Well it doesn't hurt it if you do, but if you're average (i.e not ripped or anything but no noticable beer belly etc)with a decent face it doesn't make so much difference from my experience.
girls also like if you put them down playfully, they usually feel the need to prove themselves to you and that makes them more attached to you over time for some reason.
dont overdo it though
>There's also requirement to know when to stop talking about things which are only interesting to you.
How is that any better than the latter? If he talks about himself, he's at least selling himself out. Plus, many guys ask questions after questions to women, After rejection, women think they just listened to them to get laid
I'm a little less than average, but I just started to act a bit cooler around a close female friend, until she showed obvious interest, then I asked her out.
To be honest lads, all you have to do is clean yourself up a bit and act like a male tsundere. Those are in high demand nowadays.
He's a faggot no doubt but what he says is still sound. Just probe the waters and talk about all kinds of stuff until you notice she's interested(which you do unless you are a turbosperg) than ask her out without being a clingy faggot. It's not rocket science.
Not making it up. It happened a few weeks ago, wasn't even that difficult. Just put myself out there after spending a bit of time with her once a week, and she accepted with open arms. I suspect the reason she even became attracted to me was because I acted, for the most part, closed off. Not in an introverted way, but more in that I would never give any emotional reactions to anything, except for an occasional smug grin.
I'm telling you, it's about not being obviously interested. You need to arouse curiosity- if you're the kind of person that someone doesn't think is awful on an external level, and you don't let her know who you are, then she'll want to try to get to know you.
Really, dude, chill. Once you gain an attitude of not wanting a girlfriend, or only wanting to improve yourself, a girlfriend comes along with it. Trust me, for the past two years I've just been going through life trying to improve myself in order to meet my goals, and achieve something in life. Having a girlfriend has never really been something I've desperately wanted- it was a situation where if someone asked me out, I would accept, but I wouldn't necessarily put myself out there.
Recently I just started to like this girl, so I did, and it was successful. You can find your own success story too man, all you gotta do is focus on the right things.

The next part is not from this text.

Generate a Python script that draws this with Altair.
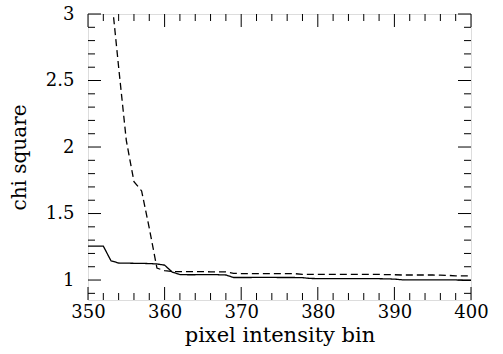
import altair as alt
import pandas as pd

# ---- data ----
bins = list(range(350, 401))
solid = [1.255, 1.255, 1.255, 1.145, 1.128, 1.127, 1.126, 1.125, 1.124, 1.121,
         1.112, 1.060, 1.041, 1.040, 1.040, 1.041, 1.041, 1.040, 1.038, 1.019,
         1.019, 1.019, 1.020, 1.020, 1.020, 1.019, 1.019, 1.019, 1.018, 1.012,
         1.011, 1.011, 1.011, 1.011, 1.010, 1.010, 1.010, 1.010, 1.010, 1.009,
         1.007, 1.002, 1.002, 1.002, 1.002, 1.002, 1.002, 1.001, 1.001, 0.998,
         0.998]
dashed = [5.2, 4.5, 3.8, 3.17, 2.6, 2.05, 1.74, 1.67, 1.39, 1.09,
          1.07, 1.064, 1.063, 1.063, 1.063, 1.063, 1.062, 1.062, 1.061, 1.050,
          1.049, 1.049, 1.049, 1.049, 1.049, 1.048, 1.048, 1.048, 1.043, 1.043,
          1.043, 1.043, 1.043, 1.043, 1.043, 1.042, 1.042, 1.042, 1.042, 1.041,
          1.040, 1.038, 1.038, 1.038, 1.038, 1.038, 1.037, 1.035, 1.032, 1.032,
          1.032]

x_major = [350, 360, 370, 380, 390, 400]
x_minor = [352, 354, 356, 358, 362, 364, 366, 368, 372, 374, 376, 378,
           382, 384, 386, 388, 392, 394, 396, 398]
y_major = [1.0, 1.5, 2.0, 2.5, 3.0]
y_minor = [0.9, 1.1, 1.2, 1.3, 1.4, 1.6, 1.7, 1.8, 1.9, 2.1, 2.2, 2.3, 2.4,
           2.6, 2.7, 2.8, 2.9]

W, H = 383, 286
FONT = "DejaVu Serif"
MAJ, MIN = 13, 7

df = pd.DataFrame({
    "bin": bins * 2,
    "chi": solid + dashed,
    "series": ["solid"] * len(bins) + ["dashed"] * len(bins),
})

xscale = alt.Scale(domain=[350, 400], nice=False, zero=False)
yscale = alt.Scale(domain=[0.85, 3.0], nice=False, zero=False)

lines = alt.Chart(df).mark_line(clip=True, strokeWidth=1.3, color="black").encode(
    x=alt.X("bin:Q", scale=xscale,
            axis=alt.Axis(values=x_major, ticks=False, domain=False, grid=False,
                          labelFlush=False, labelOverlap=False,
                          labelFont=FONT, labelFontSize=18, labelPadding=3,
                          labelColor="black", title="pixel intensity bin",
                          titleFont=FONT, titleFontSize=21, titleFontWeight="normal",
                          titleColor="black", titlePadding=3)),
    y=alt.Y("chi:Q", scale=yscale,
            axis=alt.Axis(values=y_major, ticks=False, domain=False, grid=False,
                          labelFlush=False, labelOverlap=False,
                          format="~g", labelFont=FONT, labelFontSize=18,
                          labelPadding=14, labelColor="black", title="chi square",
                          titleFont=FONT, titleFontSize=20, titleFontWeight="normal",
                          titleColor="black", titlePadding=16)),
    strokeDash=alt.StrokeDash("series:N",
                              scale=alt.Scale(domain=["solid", "dashed"],
                                              range=[[1, 0], [7, 4]]),
                              legend=None),
    detail="series:N",
)


def xticks(vals, length, top):
    d = pd.DataFrame({"v": vals})
    if top:
        yv, y2v = alt.value(0), alt.value(length)
    else:
        yv, y2v = alt.value(H), alt.value(H - length)
    return alt.Chart(d).mark_rule(color="black", strokeWidth=1).encode(
        x=alt.X("v:Q", scale=xscale), y=yv, y2=y2v)


def yticks(vals, length, right):
    d = pd.DataFrame({"v": vals})
    if right:
        xv, x2v = alt.value(W), alt.value(W - length)
    else:
        xv, x2v = alt.value(0), alt.value(length)
    return alt.Chart(d).mark_rule(color="black", strokeWidth=1).encode(
        y=alt.Y("v:Q", scale=yscale), x=xv, x2=x2v)


chart = alt.layer(
    xticks(x_major, MAJ, False), xticks(x_minor, MIN, False),
    xticks(x_major, MAJ, True), xticks(x_minor, MIN, True),
    yticks(y_major, MAJ, False), yticks(y_minor, MIN, False),
    yticks(y_major, MAJ, True), yticks(y_minor, MIN, True),
    lines,
).properties(
    width=W, height=H,
    autosize=alt.AutoSizeParams(type="none"),
    padding={"left": 88, "top": 14, "right": 32, "bottom": 54},
).configure_view(stroke="black", strokeWidth=1.5).configure(background="white")

chart.save("out.html", embed_options={"renderer": "svg", "actions": False})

>Once you gain an attitude of not wanting a girlfriend, or only wanting to improve yourself, a girlfriend comes along with it
/fit/ used to spout this shit too. it literally only works if you aren't ugly
I'm nit really attractive and it worked cor me. Facial symmetry is alright and I don't have any glaring defects, but I'm quite overweight. I've slimmed down and built some muscle, but I still have a gut. Still, I've tried to keep a pleasant disposition, and my focus has really been on trying to be the best person I can, and I guess it worked out.